**TO BE DONE**
List each line holding the string "this".

**DATA PROVIDED**
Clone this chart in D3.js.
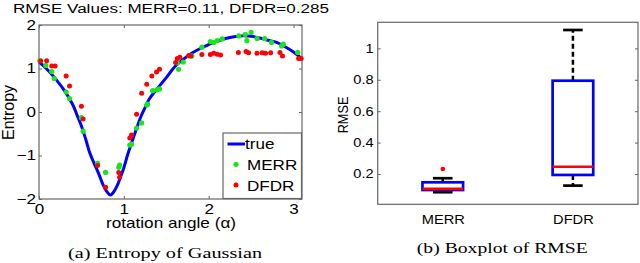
<!DOCTYPE html>
<html>
<head>
<meta charset="utf-8">
<script src="https://cdn.jsdelivr.net/npm/d3@7"></script>
<style>
  body { margin: 0; background: #fff; }
  svg { display: block; }
</style>
</head>
<body>
<script>
// ---- data ----
var trueAngle   = [0.00, 0.10, 0.20, 0.30, 0.40, 0.45, 0.50, 0.55, 0.60, 0.65, 0.70, 0.75, 0.80, 0.84, 0.88, 0.92, 0.96, 1.00, 1.05, 1.10, 1.15, 1.20, 1.25, 1.30, 1.40, 1.50, 1.60, 1.70, 1.80, 1.90, 2.00, 2.10, 2.20, 2.30, 2.40, 2.50, 2.60, 2.70, 2.80, 2.90, 3.00, 3.10];
var trueEntropy = [1.15, 0.97, 0.75, 0.49, 0.16, -0.08, -0.32, -0.62, -0.95, -1.18, -1.40, -1.65, -1.83, -1.91, -1.84, -1.70, -1.50, -1.28, -0.95, -0.66, -0.38, -0.11, 0.10, 0.30, 0.55, 0.79, 1.04, 1.21, 1.35, 1.46, 1.55, 1.63, 1.69, 1.73, 1.75, 1.74, 1.70, 1.65, 1.60, 1.50, 1.38, 1.22];

var merrAngle   = [0.01, 0.08, 0.15, 0.18, 0.32, 0.36, 0.50, 0.52, 0.69, 0.785, 0.94, 0.95, 1.07, 1.09, 1.15, 1.21, 1.27, 1.28, 1.34, 1.39, 1.42, 1.63, 1.645, 1.70, 1.77, 1.80, 1.92, 2.02, 2.06, 2.10, 2.16, 2.355, 2.43, 2.45, 2.50, 2.57, 2.66, 2.74, 2.86, 2.88, 3.05];
var merrEntropy = [1.18, 1.07, 0.93, 0.77, 0.46, 0.31, -0.13, -0.44, -1.18, -1.39, -1.27, -1.22, -0.76, -0.74, -0.37, -0.25, 0.16, 0.18, 0.49, 0.51, 0.53, 1.13, 0.98, 1.15, 1.29, 1.29, 1.49, 1.62, 1.60, 1.64, 1.68, 1.75, 1.78, 1.64, 1.83, 1.69, 1.69, 1.60, 1.52, 1.56, 1.37];

var dfdrAngle   = [0.02, 0.09, 0.15, 0.19, 0.32, 0.36, 0.50, 0.52, 0.69, 0.785, 0.94, 0.95, 1.07, 1.09, 1.15, 1.21, 1.27, 1.33, 1.385, 1.42, 1.61, 1.63, 1.66, 1.765, 1.79, 1.92, 2.02, 2.06, 2.10, 2.14, 2.35, 2.44, 2.47, 2.57, 2.63, 2.67, 2.73, 2.84, 2.87, 3.06, 3.09];
var dfdrEntropy = [1.17, 1.18, 1.06, 1.06, 0.83, 0.60, 0.13, -0.16, -1.23, -1.73, -1.39, -1.50, -0.60, -0.53, -0.05, 0.43, 0.64, 0.83, 0.92, 0.98, 1.14, 1.23, 1.26, 1.30, 1.29, 1.32, 1.32, 1.35, 1.33, 1.31, 1.37, 1.39, 1.36, 1.35, 1.36, 1.35, 1.36, 1.37, 1.29, 1.23, 1.23];

var xTicksA = [0, 1, 2, 3];
var yTicksA = [-2, -1, 0, 1, 2];

var boxNames        = ["MERR", "DFDR"];
var boxLowWhisker   = [0.084, 0.126];
var boxQ1           = [0.098, 0.194];
var boxMedian       = [0.105, 0.246];
var boxQ3           = [0.147, 0.794];
var boxHighWhisker  = [0.173, 1.117];
var boxOutliers     = [[0.232], []];
var yTicksB = [0.2, 0.4, 0.6, 0.8, 1];

// ---- layout ----
var W = 640, H = 263;
var SX = 1.22; // picture is stretched sideways
var axisCol = "#666";
var sans = "'Liberation Sans', Arial, sans-serif";
var serif = "'Liberation Serif', 'Times New Roman', serif";

var svg = d3.select("body").append("svg")
  .attr("width", W).attr("height", H);

function addText(g, x, y, str, o){
  o = o || {};
  var tr = "translate(" + x + "," + y + ")";
  tr += o.rotate ? " rotate(" + o.rotate + ") scale(1," + SX + ")" : " scale(" + SX + ",1)";
  var t = g.append("text")
    .attr("transform", tr)
    .attr("text-anchor", o.anchor || "start")
    .style("font-family", o.font || sans)
    .style("font-size", (o.size || 14) + "px")
    .attr("fill", "#000")
    .text(str);
  if (o.len) {
    t.attr("textLength", o.rotate ? o.len : o.len / SX)
     .attr("lengthAdjust", "spacingAndGlyphs");
  }
  return t;
}

function styleAxis(g, size){
  g.select(".domain").remove();
  g.selectAll("line").attr("stroke", axisCol);
  g.selectAll("text")
    .attr("fill", "#000")
    .style("font-family", sans)
    .style("font-size", size + "px")
    .attr("transform", "scale(" + SX + ",1)");
}

// ================= panel (a) =================
var xA = d3.scaleLinear().domain([0, 3.1]).range([39, 302]);
var yA = d3.scaleLinear().domain([-2, 2]).range([199, 25]);
var pa = svg.append("g");

pa.append("g").attr("transform", "translate(0,199)")
  .call(d3.axisBottom(xA).tickValues(xTicksA).tickSizeInner(-3).tickSizeOuter(0).tickPadding(5).tickFormat(d3.format("d")))
  .call(styleAxis, 14);
pa.append("g").attr("transform", "translate(0,25)")
  .call(d3.axisTop(xA).tickValues(xTicksA).tickSizeInner(-3).tickSizeOuter(0).tickFormat(""))
  .call(styleAxis, 14);
pa.append("g").attr("transform", "translate(39,0)")
  .call(d3.axisLeft(yA).tickValues(yTicksA).tickSizeInner(-3).tickSizeOuter(0).tickPadding(3 / SX).tickFormat(d3.format("d")))
  .call(styleAxis, 14);
pa.append("g").attr("transform", "translate(302,0)")
  .call(d3.axisRight(yA).tickValues(yTicksA).tickSizeInner(-3).tickSizeOuter(0).tickFormat(""))
  .call(styleAxis, 14);

pa.append("rect")
  .attr("x", xA(0)).attr("y", yA(2))
  .attr("width", xA(3.1) - xA(0)).attr("height", yA(-2) - yA(2))
  .attr("fill", "none").attr("stroke", axisCol).attr("stroke-width", 1.2);

var trueLine = d3.line()
  .x(function(d, i){ return xA(trueAngle[i]); })
  .y(function(d){ return yA(d); })
  .curve(d3.curveCatmullRom);

pa.append("path")
  .datum(trueEntropy)
  .attr("d", trueLine)
  .attr("fill", "none")
  .attr("stroke", "#0000ff")
  .attr("stroke-width", 3);

pa.selectAll(".merr")
  .data(merrEntropy)
  .enter().append("circle")
  .classed("merr", true)
  .attr("cx", function(d, i){ return xA(merrAngle[i]); })
  .attr("cy", function(d){ return yA(d); })
  .attr("r", 2.6)
  .attr("fill", "#19e619");

pa.selectAll(".dfdr")
  .data(dfdrEntropy)
  .enter().append("circle")
  .classed("dfdr", true)
  .attr("cx", function(d, i){ return xA(dfdrAngle[i]); })
  .attr("cy", function(d){ return yA(d); })
  .attr("r", 2.5)
  .attr("fill", "#ff0000");

// legend
var lg = pa.append("g");
lg.append("rect")
  .attr("x", 223).attr("y", 133).attr("width", 78.5).attr("height", 65.5)
  .attr("fill", "#fff").attr("stroke", axisCol).attr("stroke-width", 1.2);
lg.append("line")
  .attr("x1", 227.5).attr("x2", 245).attr("y1", 144).attr("y2", 144)
  .attr("stroke", "#0000ff").attr("stroke-width", 3);
addText(lg, 245, 148.5, "true", {size: 14});
lg.append("circle").attr("cx", 236).attr("cy", 164.3).attr("r", 2.6).attr("fill", "#19e619");
addText(lg, 247, 169.5, "MERR", {size: 14});
lg.append("circle").attr("cx", 236).attr("cy", 185).attr("r", 2.5).attr("fill", "#ff0000");
addText(lg, 247, 190.5, "DFDR", {size: 14});

addText(pa, 171, 13, "RMSE Values: MERR=0.11, DFDR=0.285", {anchor: "middle", size: 13.5, len: 316});
addText(pa, 171, 228, "rotation angle (\u03b1)", {anchor: "middle", size: 14, len: 130});
addText(pa, 14, 112.5, "Entropy", {anchor: "middle", size: 13.5, rotate: -90, len: 55});
addText(pa, 165, 257.5, "(a) Entropy of Gaussian", {anchor: "middle", size: 14, font: serif, len: 194});

// ================= panel (b) =================
var xB = d3.scaleLinear().domain([0.5, 2.5]).range([377.7, 638]);
var yB = d3.scaleLinear().domain([0.007, 1.166]).range([204.3, 22.3]);
var pb = svg.append("g");

pb.append("g").attr("transform", "translate(377.7,0)")
  .call(d3.axisLeft(yB).tickValues(yTicksB).tickSizeInner(-3).tickSizeOuter(0).tickPadding(4 / SX)
    .tickFormat(function(d){ return d === 1 ? "1" : d3.format(".1f")(d); }))
  .call(styleAxis, 12);
pb.append("g").attr("transform", "translate(638,0)")
  .call(d3.axisRight(yB).tickValues(yTicksB).tickSizeInner(-3).tickSizeOuter(0).tickFormat(""))
  .call(styleAxis, 12);
pb.append("g").attr("transform", "translate(0,204.3)")
  .call(d3.axisBottom(xB).tickValues([1, 2]).tickSize(0).tickPadding(11)
    .tickFormat(function(d){ return boxNames[d - 1]; }))
  .call(styleAxis, 12);

pb.append("rect")
  .attr("x", 377.7).attr("y", 22.3)
  .attr("width", 638 - 377.7).attr("height", 204.3 - 22.3)
  .attr("fill", "none").attr("stroke", axisCol).attr("stroke-width", 1.2);

var boxW = 0.312, capW = 0.15;
var boxes = pb.selectAll(".box")
  .data(boxNames)
  .enter().append("g")
  .classed("box", true);

// whiskers
boxes.append("line")
  .attr("x1", function(d, i){ return xB(i + 1); })
  .attr("x2", function(d, i){ return xB(i + 1); })
  .attr("y1", function(d, i){ return yB(boxQ3[i]); })
  .attr("y2", function(d, i){ return yB(boxHighWhisker[i]); })
  .attr("stroke", "#000").attr("stroke-width", 2.5).attr("stroke-dasharray", "5,3");
boxes.append("line")
  .attr("x1", function(d, i){ return xB(i + 1); })
  .attr("x2", function(d, i){ return xB(i + 1); })
  .attr("y1", function(d, i){ return yB(boxQ1[i]); })
  .attr("y2", function(d, i){ return yB(boxLowWhisker[i]); })
  .attr("stroke", "#000").attr("stroke-width", 2.5).attr("stroke-dasharray", "5,3");
// caps
[boxHighWhisker, boxLowWhisker].forEach(function(arr){
  boxes.append("line")
    .attr("x1", function(d, i){ return xB(i + 1 - capW / 2); })
    .attr("x2", function(d, i){ return xB(i + 1 + capW / 2); })
    .attr("y1", function(d, i){ return yB(arr[i]); })
    .attr("y2", function(d, i){ return yB(arr[i]); })
    .attr("stroke", "#000").attr("stroke-width", 2.7);
});
// box
boxes.append("rect")
  .attr("x", function(d, i){ return xB(i + 1 - boxW / 2); })
  .attr("y", function(d, i){ return yB(boxQ3[i]); })
  .attr("width", function(d, i){ return xB(i + 1 + boxW / 2) - xB(i + 1 - boxW / 2); })
  .attr("height", function(d, i){ return yB(boxQ1[i]) - yB(boxQ3[i]); })
  .attr("fill", "none").attr("stroke", "#0000ff").attr("stroke-width", 2.7);
// median
boxes.append("line")
  .attr("x1", function(d, i){ return xB(i + 1 - boxW / 2); })
  .attr("x2", function(d, i){ return xB(i + 1 + boxW / 2); })
  .attr("y1", function(d, i){ return yB(boxMedian[i]); })
  .attr("y2", function(d, i){ return yB(boxMedian[i]); })
  .attr("stroke", "#ff0000").attr("stroke-width", 2.7);
// outliers
boxes.each(function(d, i){
  d3.select(this).selectAll(".out")
    .data(boxOutliers[i])
    .enter().append("circle")
    .classed("out", true)
    .attr("cx", xB(i + 1))
    .attr("cy", function(v){ return yB(v); })
    .attr("r", 2.3)
    .attr("fill", "#ff0000");
});

addText(pb, 348, 115, "RMSE", {anchor: "middle", size: 12, rotate: -90, len: 36.7});
addText(pb, 502.3, 253, "(b) Boxplot of RMSE", {anchor: "middle", size: 14, font: serif, len: 171});
</script>
</body>
</html>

**RESPONSE**
Clone this chart in D3.js.
  d3.select(this).selectAll(".out")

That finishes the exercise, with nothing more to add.